FROM THE EDITOR, RAILWAY AGE OCTOBER 2024 ISSUE: This month we dive head-first again into boxcars. Financial Editor David Nahass, who (pardon the cliché) is rather adept at thinking outside the box, deftly managed to gather opinions from several industry stakeholders. At least one appears willing to drive a stake right through the heart of this “love it or loathe it” market. I’d be surprised if David’s deftness fell on deaf ears. Please pay attention!
Opinions on boxcars are deeply divided—not enough to cause an intermodal crane operator to “mistakenly” grab a boxcar off its trucks and fling it into a nearby scrap yard, thereby creating a windfall for the scrapper, based on the high price of steel, but divided nonetheless. The chasm has to do with—what else?—money!
Here are a few observations from this year’s Railroad Financial Desk Book:
“The boxcar remains a more complicated railcar market. Why? It projects the possibility of growth: Let’s face it, a boxcar looks like a modified version of a 53-foot trailer. Boxcars haul multitudinous products including some bagged commodities found in a bulk railcar. It has survived and evolved several forecasted premature deaths due to the ‘end of paper’ and the ‘end of reading.’ It is a market that can generate growth and get more loads off trucks and the roads and onto the rails … Why would something so seemingly straightforward become so controversial?”
“The boxcar offers a minimum 3-1 conversion rate for truckloads, underscoring its incredible efficiency.”
Here’s one bound to raise a few hackles:
“Railroads are artificially holding down car-hire rates provided to boxcar owners. Net result? Investment in boxcars is being dampened as investors have difficulty achieving a reasonable rate of return on an investment in new boxcar assets.”
How about this one:
“TTX’s car-hire rate is not subject to negotiation or to the code of car-hire rules. TTX is an entity owned by the Class I railroads, and it has an anti-trust exemption to set its own rates. As a result, that same boxcar whose default rate is $0.17 to a non-TTX owner will earn $1.12 per hour if that car carries a TTX reporting mark. That $300 difference in monthly market revenue balloons to about $775 using the default rate.”
More on this sticking point:
“Car-hire reform will result in a robust, competitive, multi-supplier boxcar market that will support carload growth for the future, and that secondary issues such as car type diversity can easily be solved by the market if reform is implemented.”
These opinions are only a sample.

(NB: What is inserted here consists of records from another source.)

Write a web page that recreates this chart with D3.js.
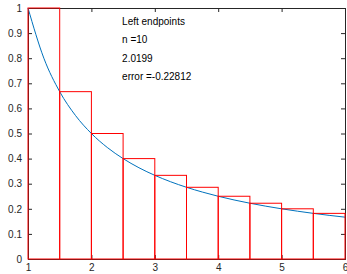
<!DOCTYPE html>
<html>
<head>
<meta charset="utf-8">
<script src="https://cdn.jsdelivr.net/npm/d3@7"></script>
<style>
  body { margin: 0; background: #fff; }
  text { font-family: "Liberation Sans", Arial, sans-serif; }
</style>
</head>
<body>
<div id="chart"></div>
<script>
// left endpoints of each subinterval and the rectangle heights
let leftX = [1, 1.5, 2, 2.5, 3, 3.5, 4, 4.5, 5, 5.5];
let heights = [1, 0.6667, 0.5, 0.4, 0.3333, 0.2857, 0.25, 0.2222, 0.2, 0.1818];
let barWidth = 0.5;

// the curve
let curveX = [1, 1.25, 1.5, 1.75, 2, 2.25, 2.5, 2.75, 3, 3.25, 3.5, 3.75, 4, 4.25, 4.5, 4.75, 5, 5.25, 5.5, 5.75, 6];
let curveY = [1, 0.8, 0.6667, 0.5714, 0.5, 0.4444, 0.4, 0.3636, 0.3333, 0.3077, 0.2857, 0.2667, 0.25, 0.2353, 0.2222, 0.2105, 0.2, 0.1905, 0.1818, 0.1739, 0.1667];

let xTicks = [1, 2, 3, 4, 5, 6];
let yTicks = [0, 0.1, 0.2, 0.3, 0.4, 0.5, 0.6, 0.7, 0.8, 0.9, 1];
let labels = ['Left endpoints', 'n =10', '2.0199', 'error =-0.22812'];

let margin = ({top: 8, right: 2, bottom: 15, left: 28});
let W = 347, H = 274;
let width = W - margin.left - margin.right;
let height = H - margin.top - margin.bottom;

let svg = d3.select('#chart').append('svg')
    .attr('width', W)
    .attr('height', H);

let g = svg.append('g')
    .attr('transform', `translate(${margin.left}, ${margin.top})`);

let x = d3.scaleLinear().domain([1, 6]).range([0, width]);
let y = d3.scaleLinear().domain([0, 1]).range([height, 0]);

let axisColor = '#262626';
let tickLen = 4;

// axes with inward ticks, box on all sides
let xBottom = d3.axisBottom(x).tickValues(xTicks).tickSize(-tickLen).tickPadding(5).tickFormat(d3.format('d'));
let xTop = d3.axisTop(x).tickValues(xTicks).tickSize(-tickLen).tickFormat('');
let yLeft = d3.axisLeft(y).tickValues(yTicks).tickSize(-tickLen).tickPadding(6)
    .tickFormat(d => d === 0 || d === 1 ? d3.format('d')(d) : d3.format('.1f')(d));
let yRight = d3.axisRight(y).tickValues(yTicks).tickSize(-tickLen).tickFormat('');

function styleAxis(sel) {
    sel.select('.domain').attr('stroke', axisColor).attr('stroke-width', 1);
    sel.selectAll('.tick line').attr('stroke', axisColor);
    sel.selectAll('.tick text').attr('fill', axisColor).style('font-size', '10px');
}

g.append('g').attr('transform', `translate(0, ${height})`).call(xBottom).call(styleAxis);
g.append('g').call(xTop).call(styleAxis);
g.append('g').call(yLeft).call(styleAxis);
g.append('g').attr('transform', `translate(${width}, 0)`).call(yRight).call(styleAxis);

// curve
let line = d3.line()
    .x((d, i) => x(curveX[i]))
    .y(d => y(d))
    .curve(d3.curveMonotoneX);

g.append('path')
    .datum(curveY)
    .attr('fill', 'none')
    .attr('stroke', '#0072BD')
    .attr('stroke-width', 1)
    .attr('d', line);

// rectangles
g.selectAll('.bar')
    .data(heights)
    .enter().append('rect')
    .attr('class', 'bar')
    .attr('x', (d, i) => x(leftX[i]))
    .attr('y', d => y(d))
    .attr('width', (d, i) => x(leftX[i] + barWidth) - x(leftX[i]))
    .attr('height', d => y(0) - y(d))
    .attr('fill', 'none')
    .attr('stroke', '#ff0000')
    .attr('stroke-width', 1);

// annotation text
g.selectAll('.note')
    .data(labels)
    .enter().append('text')
    .attr('class', 'note')
    .attr('x', x(2.5) - 1)
    .attr('y', (d, i) => 16.5 + i * 18.5)
    .attr('fill', '#000')
    .style('font-size', '10px')
    .text(d => d);
</script>
</body>
</html>
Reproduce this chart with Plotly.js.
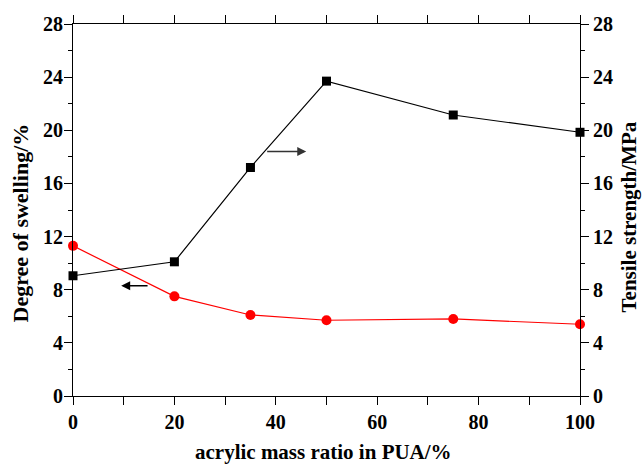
<!DOCTYPE html>
<html>
<head>
<meta charset="utf-8">
<script src="https://cdn.plot.ly/plotly-3.0.1.min.js"></script>
<style>html,body{margin:0;padding:0;background:#fff;}#chart{width:642px;height:464px;}</style>
</head>
<body>
<div id="chart"></div>
<script>
const acrylicRatio = [0, 20, 35, 50, 75, 100];
const swelling = [11.3, 7.5, 6.1, 5.7, 5.8, 5.4];
const tensile = [9.05, 10.1, 17.2, 23.7, 21.15, 19.85];
const yTicks = [0, 4, 8, 12, 16, 20, 24, 28];
const xTicks = [0, 20, 40, 60, 80, 100];
const xTitle = 'acrylic mass ratio in PUA/%';
const yTitle = 'Degree of swelling/%';
const y2Title = 'Tensile strength/MPa';

const fam = '"Liberation Serif", "Times New Roman", serif';
const tickFont = {family: fam, size: 20, color: '#000'};
const titleFont = {family: fam, size: 21, color: '#000'};

const traces = [
  {x: acrylicRatio, y: swelling, type: 'scatter', mode: 'lines+markers', yaxis: 'y',
   line: {color: '#ff0000', width: 1.2}, marker: {symbol: 'circle', size: 10, color: '#ff0000'}, cliponaxis: false},
  {x: acrylicRatio, y: tensile, type: 'scatter', mode: 'lines+markers', yaxis: 'y2',
   line: {color: '#000000', width: 1.2}, marker: {symbol: 'square', size: 9, color: '#000000'}, cliponaxis: false}
];

const axisCommon = {showgrid: false, zeroline: false, showline: true, linecolor: '#000', linewidth: 1,
  ticks: 'outside', ticklen: 8, tickwidth: 1, tickcolor: '#000', tickfont: tickFont};

const layout = {
  width: 642, height: 464,
  margin: {l: 73, r: 62, t: 24, b: 68},
  paper_bgcolor: '#fff', plot_bgcolor: '#fff',
  showlegend: false,
  font: tickFont,
  xaxis: Object.assign({}, axisCommon, {range: [0, 100], tickvals: xTicks, mirror: 'allticks',
    minor: {dtick: 10, ticklen: 4, ticks: 'outside', tickcolor: '#000'}}),
  yaxis: Object.assign({}, axisCommon, {range: [0, 28], tickvals: yTicks, ticklabelstandoff: -3,
    minor: {dtick: 2, ticklen: 4, ticks: 'outside', tickcolor: '#000'}}),
  yaxis2: Object.assign({}, axisCommon, {range: [0, 28], tickvals: yTicks, overlaying: 'y', side: 'right',
    minor: {dtick: 2, ticklen: 4, ticks: 'outside', tickcolor: '#000'}}),
  annotations: [
    {x: 9.5, y: 8.3, ax: 15, ay: 8.3, xref: 'x', yref: 'y', axref: 'x', ayref: 'y', text: '',
     showarrow: true, arrowhead: 2, arrowsize: 1.2, arrowwidth: 1.5, arrowcolor: '#000'},
    {x: 46, y: 18.4, ax: 38, ay: 18.4, xref: 'x', yref: 'y', axref: 'x', ayref: 'y', text: '',
     showarrow: true, arrowhead: 2, arrowsize: 1.2, arrowwidth: 1.5, arrowcolor: '#333'},
    {text: '<b>' + xTitle + '</b>', xref: 'paper', yref: 'paper', x: 0.495, y: -0.1505,
     xanchor: 'center', yanchor: 'middle', showarrow: false, font: titleFont},
    {text: '<b>' + yTitle + '</b>', xref: 'paper', yref: 'paper', x: -0.1036, y: 0.465, textangle: -90,
     xanchor: 'center', yanchor: 'middle', showarrow: false, font: {family: fam, size: 22, color: '#000'}},
    {text: '<b>' + y2Title + '</b>', xref: 'paper', yref: 'paper', x: 1.0966, y: 0.4825, textangle: -90,
     xanchor: 'center', yanchor: 'middle', showarrow: false, font: titleFont}
  ]
};

layout.xaxis.ticktext = xTicks.map(v => '<b>' + v + '</b>');
layout.yaxis.ticktext = yTicks.map(v => '<b>' + v + '</b>');
layout.yaxis2.ticktext = yTicks.map(v => '<b>' + v + '</b>');

Plotly.newPlot('chart', traces, layout, {staticPlot: true, displayModeBar: false});
</script>
</body>
</html>
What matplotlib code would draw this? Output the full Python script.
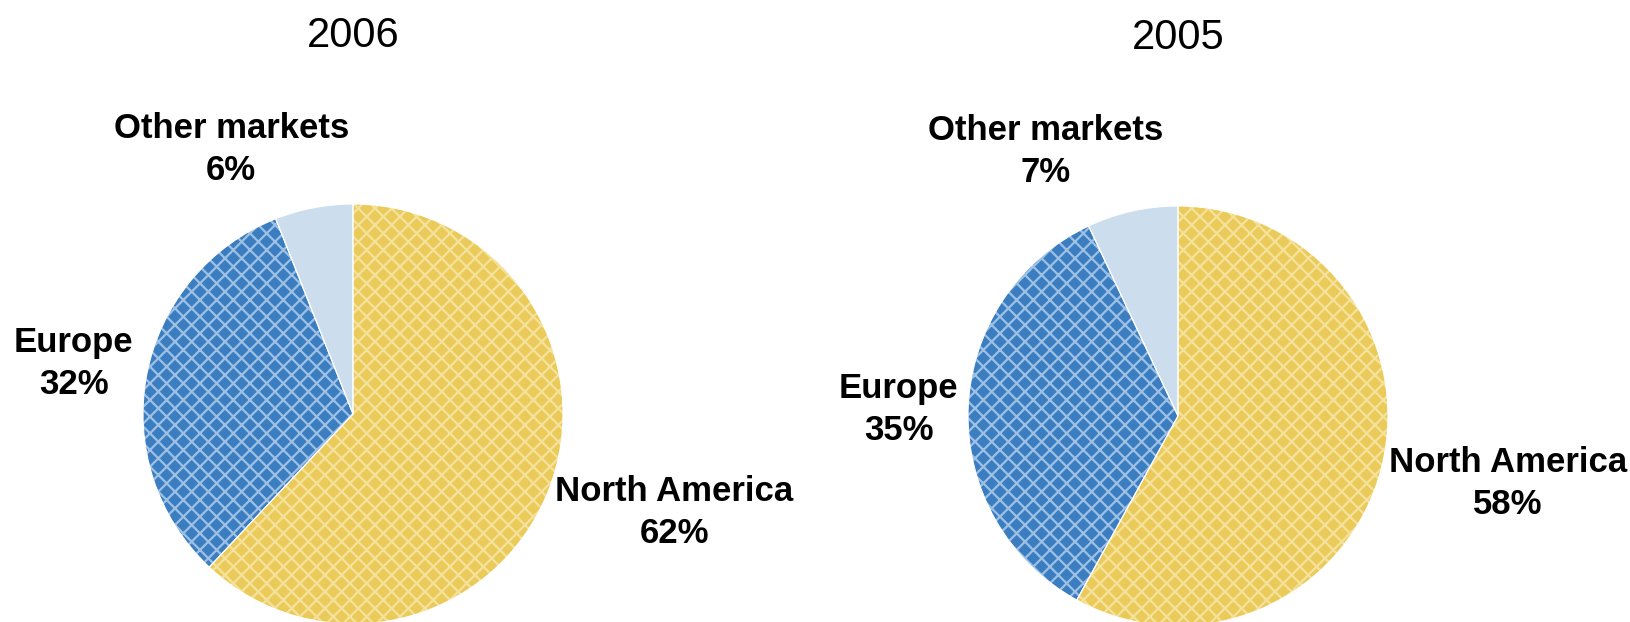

After digesting the Desk Book, you might have an upset stomach or need to take a chill pill. “Sorry if you just had your mind blown,” David Nahass says.
In 1961, U.S. astronaut Alan Shepard, patiently waiting for hours inside his Mercury capsule to be launched into space aboard Freedom 7, said to NASA flight controllers, “Why don’t you fix your little problem and light this candle?”
Let’s work on fixing our little problem, and get to work growing carloads, OK?